Just not that into the game

It changed my life," a friend said, plopping a pink-jacketed hardback down in front of the assembled girls and our Indian take-out.

"It's like my Bible," another friend told me. "I carry it with me. Every girl should read it."

The title in question was "He's Just Not That Into You," a dating book describing the courses of action that men take when they're just not interested in dating you. Sample chapter titles: "He's Just Not That Into You If He's Not Asking You Out" or "He's Just Not That Into You If You're Not Having Sex."

Seem obvious? Maybe not. Apparently women can be so irrational when infatuated with male-kind, that they fail to pick up on blatant, public displays of un-affection. "Men find it very satisfying to get what they want-particularly after a day of running the world," one of the authors, a male, writes in the first chapter. "If we want you, we will find you." The negation of that statement is also true: If a guy is not actively seeking a girl out, then he don't like you, boo.

In many ways, and for many women, this is refreshing-especially given that, in the book's terms, there are no exceptions to the rule. He's not shy. He's not too busy. He just not biting. Simple.

But there is a recurring theme underlying every chapter: Women should refrain from asking men out. It messes with the natural order, the authors say; there's a reason why such traditions are in places. Women asking men out not only thwarts this sacred tradition, but it also renders a woman desperate and needy. If you're "fabulous" enough, the men will flock. In the meantime, Miss Fabulous, have a cocktail!

Perhaps such a thesis is to be expected from the pair of authors, both of whom moonlighted as writers for the now-defunct HBO series "Sex and the City." The characters on the show never wanted for a date, and despite their status as four independent, well-off, educated, professional women of the millennium, they rarely asked men out.

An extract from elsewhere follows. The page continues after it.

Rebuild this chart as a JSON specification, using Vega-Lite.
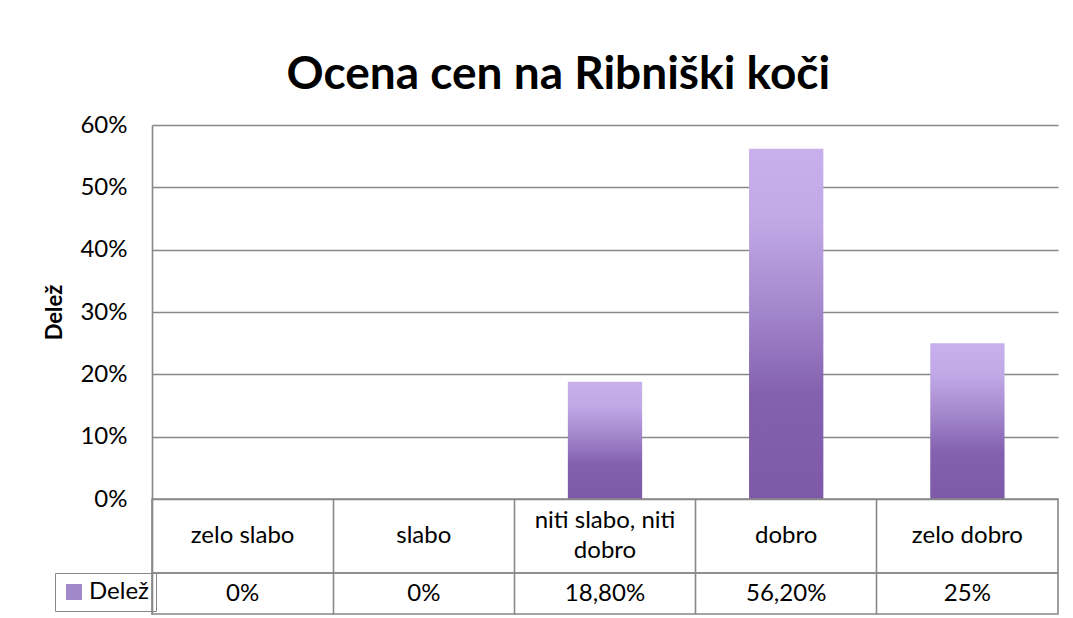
{
  "$schema": "https://vega.github.io/schema/vega-lite/v6.json",
  "background": "white",
  "padding": {"left": 43, "top": 52, "right": 10, "bottom": 0},
  "spacing": 0,
  "bounds": "flush",
  "title": {"text": "Ocena cen na Ribniški koči", "font": "Lato", "fontSize": 46, "fontWeight": "bold", "color": "black", "anchor": "middle", "offset": 14, "dx": 7},
  "config": {"font": "Lato", "view": {"stroke": null}},
  "datasets": {
    "ocene": [
      {"kategorija": "zelo slabo", "delez": 0, "prikaz": "0%", "serija": "Delež"},
      {"kategorija": "slabo", "delez": 0, "prikaz": "0%", "serija": "Delež"},
      {"kategorija": "niti slabo, niti\ndobro", "delez": 0.188, "prikaz": "18,80%", "serija": "Delež"},
      {"kategorija": "dobro", "delez": 0.562, "prikaz": "56,20%", "serija": "Delež"},
      {"kategorija": "zelo dobro", "delez": 0.25, "prikaz": "25%", "serija": "Delež"}
    ]
  },
  "vconcat": [
    {
      "width": 906,
      "height": 374,
      "data": {"name": "ocene"},
      "encoding": {
        "x": {"field": "kategorija", "type": "nominal", "sort": null, "axis": null, "scale": {"paddingInner": 0.59, "paddingOuter": 0.295}},
        "y": {
          "field": "delez", "type": "quantitative",
          "scale": {"domain": [0, 0.6]},
          "axis": {
            "format": ".0%", "values": [0, 0.1, 0.2, 0.3, 0.4, 0.5, 0.6],
            "title": "Delež", "titleFontSize": 22, "titleFontWeight": "bold", "titleColor": "black", "titleFont": "Lato", "titlePadding": 13,
            "labelFontSize": 24, "labelColor": "black", "labelFont": "Lato", "labelPadding": 25,
            "ticks": false, "domainColor": "#888888", "domainWidth": 1.6,
            "grid": true, "gridColor": "#888888", "gridWidth": 1.6
          }
        }
      },
      "layer": [
        {
          "mark": {"type": "bar", "fill": {"gradient": "linear", "x1": 0, "y1": 1, "x2": 0, "y2": 0, "stops": [
            {"offset": 0, "color": "#7d59a8"},
            {"offset": 0.3, "color": "#8461af"},
            {"offset": 0.55, "color": "#a488cd"},
            {"offset": 0.8, "color": "#c1a9e6"},
            {"offset": 1, "color": "#c7b0ec"}
          ]}}
        },
        {
          "mark": {"type": "bar", "fillOpacity": 0},
          "encoding": {
            "fill": {
              "field": "serija", "type": "nominal",
              "scale": {"range": ["#a088c9"]},
              "legend": {
                "title": null, "orient": "none", "legendX": -97, "legendY": 448,
                "symbolType": "square", "symbolSize": 256, "symbolStrokeWidth": 0, "symbolOpacity": 1,
                "labelFontSize": 24, "labelFont": "Lato", "labelColor": "black", "labelOffset": 3,
                "strokeColor": "#888888", "padding": 7
              }
            }
          }
        }
      ]
    },
    {
      "width": 906,
      "height": 74,
      "view": {"stroke": "#888888", "strokeWidth": 1.6},
      "data": {"name": "ocene"},
      "encoding": {
        "x": {"field": "kategorija", "type": "nominal",
          "scale": {"type": "band", "paddingInner": 0, "paddingOuter": 0, "domain": ["zelo slabo", "slabo", "niti slabo, niti\ndobro", "dobro", "zelo dobro"]},
          "axis": {"grid": true, "bandPosition": 0, "gridColor": "#888888", "gridWidth": 1.6, "domain": false, "ticks": false, "labels": false, "title": null}},
        "text": {"field": "kategorija"}
      },
      "layer": [
        {
          "transform": [{"filter": "indexof(datum.kategorija, '\\n') < 0"}],
          "mark": {"type": "text", "fontSize": 24, "font": "Lato", "color": "black", "baseline": "middle"}
        },
        {
          "transform": [{"filter": "indexof(datum.kategorija, '\\n') >= 0"}],
          "mark": {"type": "text", "fontSize": 24, "font": "Lato", "color": "black", "lineBreak": "\n", "lineHeight": 30, "baseline": "middle", "dy": -15}
        }
      ]
    },
    {
      "width": 906,
      "height": 41,
      "view": {"stroke": "#888888", "strokeWidth": 1.6},
      "data": {"name": "ocene"},
      "mark": {"type": "text", "fontSize": 24, "font": "Lato", "color": "black", "baseline": "middle"},
      "encoding": {
        "x": {"field": "kategorija", "type": "nominal", "sort": null,
          "scale": {"type": "band", "paddingInner": 0, "paddingOuter": 0},
          "axis": {"grid": true, "bandPosition": 0, "gridColor": "#888888", "gridWidth": 1.6, "domain": false, "ticks": false, "labels": false, "title": null}},
        "text": {"field": "prikaz"}
      }
    }
  ]
}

Last week, I heard former Washington Post foreign correspondent Thomas Lippman speak in Sanford about the United States' complicated relationship with Saudi Arabia. But Lippman didn't just stump about oil politicking. In the lecture, he described Saudi Arabia as having covered a lot of evolutionary ground in a relatively short time. Just 70 years ago, he said, the country was one of the most "primitive" on earth.

Despite these rapid strides toward modernity and urbanization, Lippman describes Saudi Arabians-in particular, women-as still clinging to their very conservative, religious traditions of the past. "Inside of their heads, they still live in the old village," he said. Women still prefer to assume subordinate roles, to wear burkhas, to not walk around open-air markets without a male companion. Such customs, he says, are specific to the region's culture-and as outsiders, Lippman argues that it's not exactly fair for us to use our own moral creed to judge them.

Fair enough. I'd wish, Pollyanna style, for a universal code of gender equality. I'd also like to think the oozing of modernity into both Saudi Arabian and U.S. society would cause us to leave some of the more confining characteristics of femininity behind. So I can vote. I can also wear whatever I want, short of nothing. I go to the Great Hall without an escort. But according to at least one No. 1 New York Times Bestseller, I can't ask someone out.

Why do we cling to the familiar, even when progressive change is possible and very real? First of all, it's what we know. And if the spin doctors behind "He's Just Not That Into You" have anything to say about it, it's what works. I might not see June Cleaver on television anymore-"Beav, I'm really not intellectually equipped to make that important decision. Ask your father."-but is the Botoxed cast of "Desperate Housewives" really that much better?

I'm not hating the player here, however, because I'm one of them. I might bristle at the book's point, but I certainly can't deny that it is based in truth. How many girls feel comfortable asking a guy out, or, in terminology befitting our "hook-up culture," making the first clumsy move? I know I don't.

It's the game, then, that deserves criticism. So you might send out "signals," or use body language conveying your interest. You can share your juice box (beer?) or allow yourself to be chased at recess (in section?), because the dynamics of flirting haven't changed since second grade. Even the luscious Elizabeth Bennett, Jane Austen's female personification of confidence, intelligence and witty defiance in "Pride and Prejudice," had to wait for Mr. Darcy to ask her out-twice. A guy friend told me that in a recent course he took on the 18th-century novel, he learned that all women characters who initiated contact with men were either killed or castigated to the convent. This is our history, so really, we're just being traditional. No judgment!

Hence why I laugh when I hear a girl tell her friend to "just put yourself out there," as if her guy-related woes will then disappear. If it's gauche to go chase down a crush-just typing that makes me cringe with theoretical embarrassment-what exactly does "putting yourself out there" entail? Changing your relationship status on facebook? Or getting juuuuust drunk enough to overcome your lack of confidence?

Lippman will tell you there's a world of difference between American and Saudi Arabian culture, even if Riyahd now "looks just like downtown Phoenix." But if women in both places are huffing indignant sighs, steaming the glass ceiling of an unevolving gender role, are we really that different?

In the meantime, uh, anyone want to be my date to formal?

Sarah Ball is a Trinity sophomore and editorial page managing editor for The Chronicle. Her column runs every Thursday.